Flexible ionic-gel strain sensor with double network, high conductivity and high frost-resistance using electrohydrodynamic printing method

Abstract

Ionic-gel sensors have attracted wide attention in the fields of flexible electronic skin and wearable devices. However, the weak mechanical properties of ionic gels have hindered their large-scale applications. In this work, the electrohydrodynamic (EHD) printing method was proposed to prepare the ionic-gel film in the PDMS mold, and then the ionic-gel film with the double-network (DN) structure was formed under the induction of ultraviolet (UV) light, which greatly improved the electrical conductivity of the ionic-gel film.
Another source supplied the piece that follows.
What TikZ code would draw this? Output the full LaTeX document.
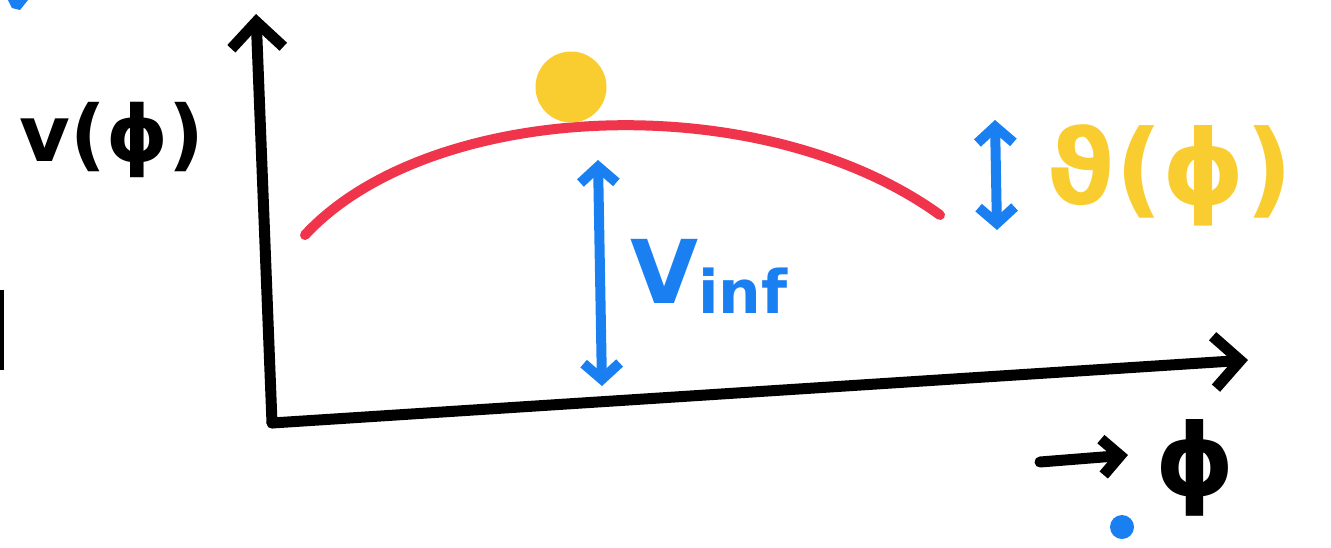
\documentclass[tikz,border=0pt]{standalone}
\usepackage{fontspec}
\setmainfont{DejaVu Sans}
\usetikzlibrary{arrows.meta}
\definecolor{chalkred}{HTML}{F0344C}
\definecolor{chalkyellow}{HTML}{F9CD30}
\definecolor{chalkblue}{HTML}{1A80F2}
\tikzset{
  axis/.style={line width=11pt, black, line cap=round, line join=round,
    -{Straight Barb[length=26pt,width=52pt,line width=11pt]}},
  dbl/.style={line width=10pt, chalkblue, line cap=round, line join=round,
    {Straight Barb[length=16pt,width=36pt,line width=10pt]}-{Straight Barb[length=16pt,width=36pt,line width=10pt]}},
  lbl/.style={inner sep=0pt, font=\bfseries},
}
\begin{document}
\begin{tikzpicture}[x=1pt,y=-1pt]
\useasboundingbox (0,0) rectangle (1331,547);
% axes
\coordinate (O) at (272,423);
\coordinate (ytop) at (256,14);
\coordinate (xend) at (1248,360);
\draw[axis] (O) -- (ytop);
\draw[axis] (O) -- (xend);
% red potential curve
\coordinate (c0) at (305,235);
\coordinate (c1) at (940,215);
\draw[chalkred, line width=10pt, line cap=round] (c0) .. controls (430,100) and (760,85) .. (c1);
% ball
\node[circle, draw=chalkyellow, fill=chalkyellow, line width=3pt, minimum size=68pt, inner sep=0pt] (ball) at (571,87) {};
% Vinf arrow
\coordinate (a1) at (598,160);
\coordinate (a2) at (602,386);
\draw[dbl] (a1) -- (a2);
\node[lbl, chalkblue, anchor=west] (vinf) at (630,276) {\fontsize{88}{88}\selectfont V\fontsize{60}{60}\selectfont\raisebox{-10pt}{inf}};
% small arrow
\coordinate (b1) at (995,120);
\coordinate (b2) at (997,230);
\draw[dbl] (b1) -- (b2);
\node[lbl, chalkyellow] (theta) at (1170,175) {\fontsize{104}{104}\selectfont ϑ(ϕ)};
% V(phi)
\node[lbl] (vphi) at (112,140) {\fontsize{78}{78}\selectfont v(ϕ)};
% arrow to phi
\coordinate (p1) at (1040,462);
\coordinate (p2) at (1128,455);
\draw[line width=11pt, line cap=round, -{Straight Barb[length=18pt,width=36pt,line width=11pt]}] (p1) -- (p2);
\node[lbl] (phi) at (1195,468) {\fontsize{100}{100}\selectfont ϕ};
% stray marks
\fill[chalkblue] (1122,527) circle (12pt);
\fill[chalkblue] (8,0) -- (28,0) -- (20,10) -- (12,8) -- cycle;
\fill[black] (0,290) rectangle (4,370);
\end{tikzpicture}
\end{document}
The CS-(AA-HEMA)-DN ionic-gel film was prepared via interpenetrating the acrylic acid and 2-hydroxyethyl methacrylate (AA-HEMA) network into chitosan (CS) network in 1-butyl-3-methylimidazolium chloride ([BMIM]Cl). The tensile strength of the CS-(AA-HEMA)-DN ionic-gel film is 0.28 MPa under 335 % strain. The electrical conductivity is 1.231 × 10-3 S/cm, and the response time is 81 ms. Therefore, the CS-(AA-HEMA)-DN ionic-gel film has excellent mechanical properties, high conductivity, and fast response time at room temperature. In addition, the CS-(AA-HEMA)-DN ionic-gel film has high frost-resistance and still has good mechanical properties, high conductivity and stability at a low temperature (−60 ℃). The CS-(AA-HEMA)-DN ionic-gel film can be used as a flexible strain sensor for monitoring human motion due to its superior electromechanical properties. Thus, the high-performance flexible ionic-gel strain sensor has broad application prospects in the field of flexible electronics.